GCHQ brands claims it wiretapped Trump "utterly ridiculous"
Fox analyst Andrew Napolitano suggested that Obama used the British spy agency to wiretap Trump
A claim that a UK intelligence agency helped former president Barack Obama "wiretap" Donald Trump during the 2016 election campaign has been dismissed as "utterly ridiculous".
The allegation, which was first raised by Fox News analyst Andrew Napolitano on Thursday evening, but then repeated by White House press secretary Sean Spicer, suggests that Obama used GCHQ to spy on activities during the campaign so that there would be "no American fingerprints on this".
However, a spokesperson for GCHQ said in a statement seen by the Guardian: "Recent allegations made by media commentator judge Andrew Napolitano about GCHQ being asked to conduct 'wiretapping' against the then president-elect are nonsense. They are utterly ridiculous and should be ignored."
Napolitano, a judicial analyst for the Fox News network, mentioned during a TV interview on the "Fox & Friends" program that three intelligence sources had confirmed to him that the Obama administration had used the agency to conduct wiretapping on Trump.
"Three intelligence sources have informed Fox News, that president Obama went outside the chain of command - he didn't use the NSA, he didn't use the FBI, he didn't use the CIA, and he didn't use the Department of Justice," said Napolitano. "He used GCHQ. There's no American fingerprints on this."
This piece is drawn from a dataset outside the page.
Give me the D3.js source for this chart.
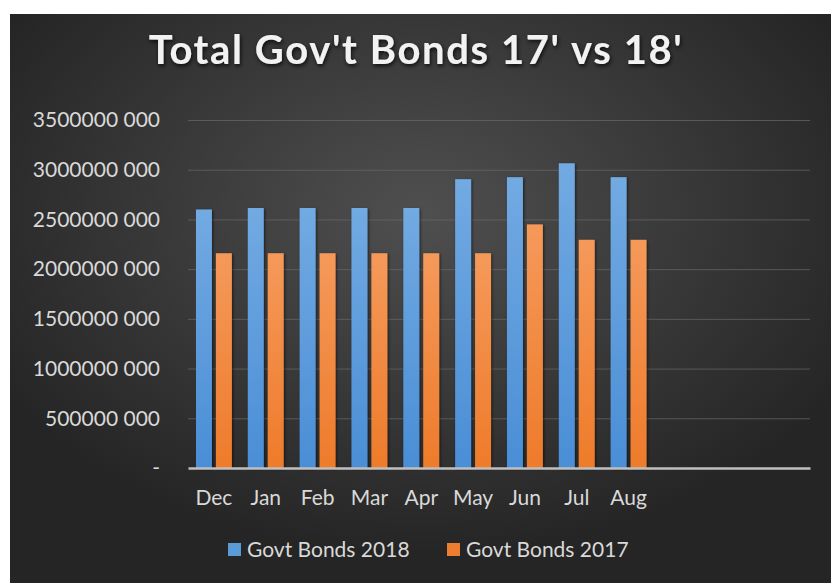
<!DOCTYPE html>
<html>
<head>
<meta charset="utf-8">
<title>Total Gov't Bonds 17' vs 18'</title>
<script src="https://cdnjs.cloudflare.com/ajax/libs/d3/7.8.5/d3.min.js"></script>
<style>
  body { margin: 0; background: #fff; }
  svg { display: block; font-family: Lato, "Open Sans", sans-serif; }
</style>
</head>
<body>
<div id="chart"></div>
<script>
// data
const months = ["Dec", "Jan", "Feb", "Mar", "Apr", "May", "Jun", "Jul", "Aug"];
const slotCount = 12; // the axis leaves room for Sep, Oct, Nov
const bonds2018 = [2600000000, 2615000000, 2615000000, 2615000000, 2615000000, 2905000000, 2925000000, 3065000000, 2925000000];
const bonds2017 = [2160000000, 2160000000, 2160000000, 2160000000, 2160000000, 2160000000, 2450000000, 2295000000, 2295000000];
const yTicks = [0, 500000000, 1000000000, 1500000000, 2000000000, 2500000000, 3000000000, 3500000000];
const seriesNames = ["Govt Bonds 2018", "Govt Bonds 2017"];

const W = 831, H = 583;
const plot = { left: 188, right: 810, top: 120, bottom: 468 };

const svg = d3.select("#chart").append("svg").attr("width", W).attr("height", H);
const defs = svg.append("defs");

const bg = defs.append("radialGradient").attr("id", "bg")
  .attr("cx", "50%").attr("cy", "35%").attr("r", "60%");
bg.append("stop").attr("offset", "0%").attr("stop-color", "#4f4f4f");
bg.append("stop").attr("offset", "100%").attr("stop-color", "#252525");

function barGrad(id, top, bottom) {
  const g = defs.append("linearGradient").attr("id", id).attr("x1", 0).attr("y1", 0).attr("x2", 0).attr("y2", 1);
  g.append("stop").attr("offset", "0%").attr("stop-color", top);
  g.append("stop").attr("offset", "100%").attr("stop-color", bottom);
}
barGrad("blue", "#72aae2", "#4a8ed6");
barGrad("orange", "#f5995a", "#ee7b2a");

const shadow = defs.append("filter").attr("id", "shadow").attr("x", "-30%").attr("y", "-10%").attr("width", "160%").attr("height", "130%");
shadow.append("feDropShadow").attr("dx", 1).attr("dy", 1).attr("stdDeviation", 1.5).attr("flood-color", "#000").attr("flood-opacity", 0.6);

const glow = defs.append("filter").attr("id", "glow").attr("x", "-10%").attr("y", "-30%").attr("width", "120%").attr("height", "160%");
glow.append("feDropShadow").attr("dx", 1).attr("dy", 2).attr("stdDeviation", 2).attr("flood-color", "#000").attr("flood-opacity", 0.8);

svg.append("rect").attr("x", 10).attr("y", 14).attr("width", W - 10).attr("height", H - 14).attr("fill", "url(#bg)");

svg.append("text")
  .attr("x", 416).attr("y", 64)
  .attr("text-anchor", "middle")
  .attr("fill", "#f2f2f2")
  .attr("font-size", 40).attr("font-weight", "bold")
  .attr("letter-spacing", 1.6)
  .attr("filter", "url(#glow)")
  .text("Total Gov't Bonds 17' vs 18'");

const x0 = d3.scaleBand().domain(d3.range(slotCount)).range([plot.left, plot.right]);
const x1 = d3.scaleBand().domain(seriesNames).range([0, x0.bandwidth()]).paddingInner(0.2).paddingOuter(0.4);
const y = d3.scaleLinear().domain([0, 3500000000]).range([plot.bottom, plot.top]);
const color = d3.scaleOrdinal().domain(seriesNames).range(["url(#blue)", "url(#orange)"]);
const swatch = d3.scaleOrdinal().domain(seriesNames).range(["#5b9bd5", "#ed7d31"]);

function fmt(v) {
  if (v === 0) return "-";
  return Math.floor(v / 1000) + " 000";
}

// gridlines
svg.append("g")
  .attr("transform", "translate(" + plot.left + ",0)")
  .call(d3.axisLeft(y).tickValues(yTicks.slice(1)).tickSize(-(plot.right - plot.left)).tickFormat(""))
  .call(g => g.select(".domain").remove())
  .selectAll("line").attr("stroke", "#6a6a6a").attr("stroke-width", 1).attr("stroke-opacity", 0.7);

// y labels
svg.append("g")
  .attr("transform", "translate(" + plot.left + ",0)")
  .call(d3.axisLeft(y).tickValues(yTicks).tickSize(0).tickPadding(28).tickFormat(fmt))
  .call(g => g.select(".domain").remove())
  .selectAll("text")
  .attr("fill", "#d9d9d9").attr("font-size", 21).attr("font-family", "Lato, sans-serif");

// bars
const rows = months.map((m, i) => ({ i: i, values: [
  { key: seriesNames[0], value: bonds2018[i] },
  { key: seriesNames[1], value: bonds2017[i] }
] }));

svg.append("g").selectAll("g")
  .data(rows)
  .enter().append("g")
  .attr("transform", d => "translate(" + x0(d.i) + ",0)")
  .selectAll("rect")
  .data(d => d.values)
  .enter().append("rect")
  .attr("x", d => x1(d.key))
  .attr("y", d => y(d.value))
  .attr("width", x1.bandwidth())
  .attr("height", d => y(0) - y(d.value))
  .attr("fill", d => color(d.key))
  .attr("filter", "url(#shadow)");

// x axis
svg.append("g")
  .attr("transform", "translate(0," + plot.bottom + ")")
  .call(d3.axisBottom(x0).tickSize(0).tickPadding(22).tickFormat(i => months[i] || ""))
  .call(g => g.select(".domain").attr("stroke", "#bfbfbf").attr("stroke-width", 2.5))
  .selectAll("text")
  .attr("fill", "#d9d9d9").attr("font-size", 21).attr("font-family", "Lato, sans-serif");

// legend
const legend = svg.append("g").attr("transform", "translate(0,550)");
const legendX = [228, 447];
seriesNames.forEach((name, i) => {
  const row = legend.append("g").attr("transform", "translate(" + legendX[i] + ",0)");
  row.append("rect").attr("x", 0).attr("y", -7).attr("width", 13).attr("height", 13).attr("fill", swatch(name));
  row.append("text").attr("x", 19).attr("y", 0).attr("dy", "0.35em")
    .attr("fill", "#d9d9d9").attr("font-size", 21).text(name);
});
</script>
</body>
</html>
Trump has since taken to Twitter to repeat the allegations, which so far are not supported by any firm evidence.
US and UK security agencies do work closely together as part of the Five-Eyes agreement, a shared intelligence program that includes agencies in Australia, New Zealand and Canada. As part of the Snowden revelations, it was discovered that the UK had allowed US counterparts to analyse the email records and internet activity of British citizens.
Trump started a political storm in March when he accused former president Obama of wiretapping his phones in a series of tweets. However, Trump appears to lack support for his claims, as both the Republican and the Democratic leaders of the Senate intelligence committee, as well as the House intelligence committee, have concluded there is no evidence to support the accusations.
In an interview on Wednesday with Fox News' Tucker Carlson, Trump said that the administration would be submitting evidence of his claims about wiretapping to the House intelligence panel "very soon".